A. It's particularly suitable. An opera can penetrate contemporary events emotionally and lay bare the motives of the characters with absolute clarity. Operas are principally concerned with love, but also with feelings like anger, fear and confusion - all the emotions that were encompassed in the reaction to September 11th. Over the centuries the role of opera has frequently changed, but until the birth of modernism it always grappled with the important events of the time. Just think of Wagner: you can hardly miss the influence Marx had on the Ring Cycle.

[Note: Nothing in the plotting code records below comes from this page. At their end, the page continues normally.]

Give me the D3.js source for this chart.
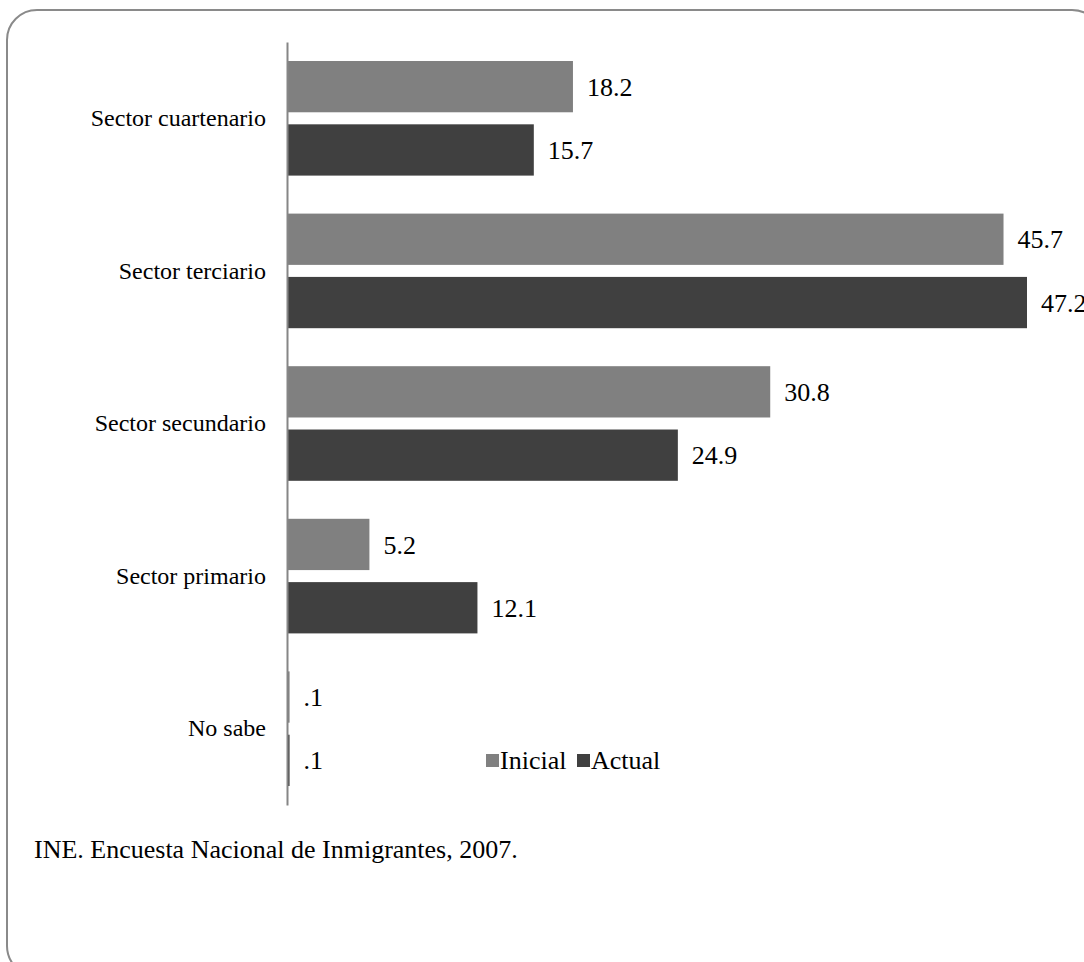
<!DOCTYPE html>
<html>
<head>
<meta charset="utf-8">
<script src="https://cdn.jsdelivr.net/npm/d3@7"></script>
<style>
  html, body { margin: 0; padding: 0; background: #fff; }
  svg { display: block; }
  text { font-family: "Liberation Serif", "Times New Roman", serif; fill: #000; }
</style>
</head>
<body>
<svg id="chart" width="1084" height="962"></svg>
<script>
const categories = ["Sector cuartenario", "Sector terciario", "Sector secundario", "Sector primario", "No sabe"];
const seriesNames = ["Inicial", "Actual"];
const inicialValues = [18.2, 45.7, 30.8, 5.2, 0.1];
const actualValues = [15.7, 47.2, 24.9, 12.1, 0.1];
const valueLabels = { Inicial: ["18.2", "45.7", "30.8", "5.2", ".1"], Actual: ["15.7", "47.2", "24.9", "12.1", ".1"] };
const seriesColors = ["#808080", "#404040"];
const sourceText = "INE. Encuesta Nacional de Inmigrantes, 2007.";

const svg = d3.select("#chart");

// outer rounded frame
svg.append("rect")
  .attr("x", 7).attr("y", 10).attr("width", 1095).attr("height", 966)
  .attr("rx", 30).attr("ry", 30)
  .attr("fill", "none").attr("stroke", "#8a8a8a").attr("stroke-width", 2);

const x0 = 288;
const x = d3.scaleLinear().domain([0, 47.2]).range([x0, 1027]);
const y = d3.scaleBand().domain(categories).range([42, 805]).padding(0);
const yInner = d3.scaleBand().domain(seriesNames).range([0, y.bandwidth()])
  .paddingInner(0.19).paddingOuter(0.3);
const color = d3.scaleOrdinal().domain(seriesNames).range(seriesColors);

const rows = categories.map((c, i) => ({
  cat: c,
  vals: [
    { s: "Inicial", v: inicialValues[i], label: valueLabels.Inicial[i] },
    { s: "Actual", v: actualValues[i], label: valueLabels.Actual[i] }
  ]
}));

const g = svg.selectAll("g.cat").data(rows).join("g")
  .attr("class", "cat")
  .attr("transform", d => `translate(0,${y(d.cat)})`);

g.selectAll("rect").data(d => d.vals).join("rect")
  .attr("x", x(0))
  .attr("y", d => yInner(d.s))
  .attr("width", d => x(d.v) - x(0))
  .attr("height", yInner.bandwidth())
  .attr("fill", d => color(d.s));

g.selectAll("text.val").data(d => d.vals).join("text")
  .attr("class", "val")
  .attr("x", d => x(d.v) + 14)
  .attr("y", d => yInner(d.s) + yInner.bandwidth() / 2)
  .attr("dy", "0.35em")
  .style("font-size", "26px")
  .text(d => d.label);

// category axis
const axis = d3.axisLeft(y).tickSize(0).tickPadding(21);
const ax = svg.append("g").attr("transform", `translate(${x0 - 1},0)`).call(axis);
ax.select(".domain").attr("stroke", "#868686").attr("stroke-width", 2);
ax.selectAll(".tick text")
  .style("font-family", '"Liberation Serif", "Times New Roman", serif')
  .style("font-size", "24px").attr("fill", "#000");

// legend
const legendItems = [
  { s: "Inicial", x: 486 },
  { s: "Actual", x: 577 }
];
const lg = svg.append("g").selectAll("g").data(legendItems).join("g")
  .attr("transform", d => `translate(${d.x},760)`);
lg.append("rect").attr("x", 0).attr("y", -6).attr("width", 13).attr("height", 13)
  .attr("fill", d => color(d.s));
lg.append("text").attr("x", 14).attr("y", 0).attr("dy", "0.35em")
  .style("font-size", "26px").text(d => d.s);

// source
svg.append("text").attr("x", 34).attr("y", 849).attr("dy", "0.35em")
  .style("font-size", "26px").text(sourceText);
</script>
</body>
</html>
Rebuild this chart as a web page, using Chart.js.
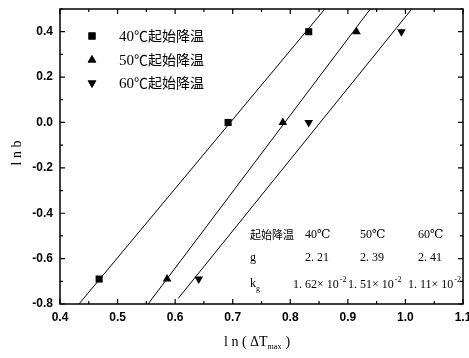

Q. But opera seems to be yesterday's medium
A. We have to prevent that from happening. Opera needs to be reinvigorated so that people realise just how well it can deal with contemporary themes. The problem is that opinion formers in classical music only take seriously works that are atonal and inaccessible - and which nobody wants to hear for that very reason. I've long been of the view that it is also possible to write tonal and melodic works that are full of artistic significance. I think that's essentially more radical than carrying on writing atonally, as supposed innovators have been doing for more than a hundred years now.
Q. Describe how your music sounds
A. Harmonious, full of melodies and very moving - but also very dark. Every listener who is familiar with 20th century music will notice at once that I've left atonality behind me, but despite that my pieces are modern.
Q. Manifest Destiny has only been staged once up until now, this summer in London. What's the next step?
A. Unlike theatre, the opera world has no experience of dealing with such political works and we'll have to wait and see whether established Houses will stage my opera. I've been contacted by New York and Italy, but nothing concrete as yet.
Q. So the Bavarian State Opera's not been on the line yet then?
A. No, but a German production would natually be great. Also because the German government was against the Iraq war at the time.